More than 30 years into their career, the Australian experimental trio can still make the mundane feel miraculous.
The Australian trio The Necks has spent over 30 years perfecting a strange sense of locomotion. Drawing on the intersecting traditions of jazz, improvisation, and ambient music, they’ve crafted an ultra-minimal music so obsessed with repetition it can feel like it’s standing still. Bassist Lloyd Swanton prefers a road-trip metaphor: Moving at high speed through a vast, unchanging landscape, it’s hard to notice the moment-to-moment differences in your surroundings. “But then you concentrate on something else for half an hour,” Swanton explains, “And when you look up you realize things have changed completely.” Their music makes the case for the virtues of patience and stillness as a listener. You can’t know exactly when or where the moments of novelty will come from, but there is a pleasure in knowing that they will eventually, and learning to love your surroundings until then.
Three—a triptych of 20-plus minute tracks—does nothing to alter their approach. It is slow, winding, and meditative, composed almost entirely of piano, bass, and drums, and builds outwards from minimal meanderings to overgrown thickets of instrumentation. Though there are instrumental flourishes here and there—a bit of feedback, a synthesizer, and an organ or two—relative to the mutant-rock squalls of 2018’s Body, this is more familiar territory for the band.
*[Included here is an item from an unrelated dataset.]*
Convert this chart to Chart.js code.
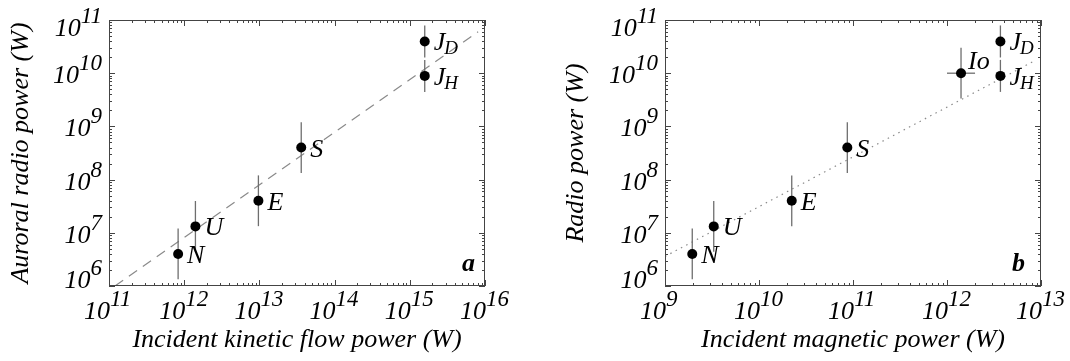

The closing track “Further” is in a lot of ways the prototypical Necks piece. It’s luxuriantly arranged, built around Chris Abrahams’ weightless piano lines that increase in density and intensity as the track goes on. There’s no post-rock catharsis or free-jazz climax, just a slow journey through parts unknown. It unfolds so gradually and delicately that you hardly notice that they eventually abandon the piano for the celestial hum of an organ, and then slowly phase both ideas together, into an arrangement more vibrant than you would have thought possible at the track’s plodding outset. Swanton has said that this track was a self-conscious attempt at evoking the band’s earlier albums, but each added layer and slow change still feels like an accident of physics more than any conscious choice.
The record’s other two pieces, though different in tone, are united in approach. “Bloom” is more active, tense with snowballing momentum and potential energy. “Lovelock,” by contrast, is more sparse and distant, suffused with grief for the band’s friend Damien Lovelock of the band the Celibate Rifles, who died in 2019. Each is a slight variation on the themes that the band has explored over the course of their career, and it’s easy to look down on such single-mindedness. But when you get 15 minutes deep into one of these pieces and realize that a few aimless-feeling piano lines have suddenly coalesced into an impossibly lush environment, you can see why they’ve spent so long pursuing the same ideas. They’ve developed the ability to make the mundane feel miraculous.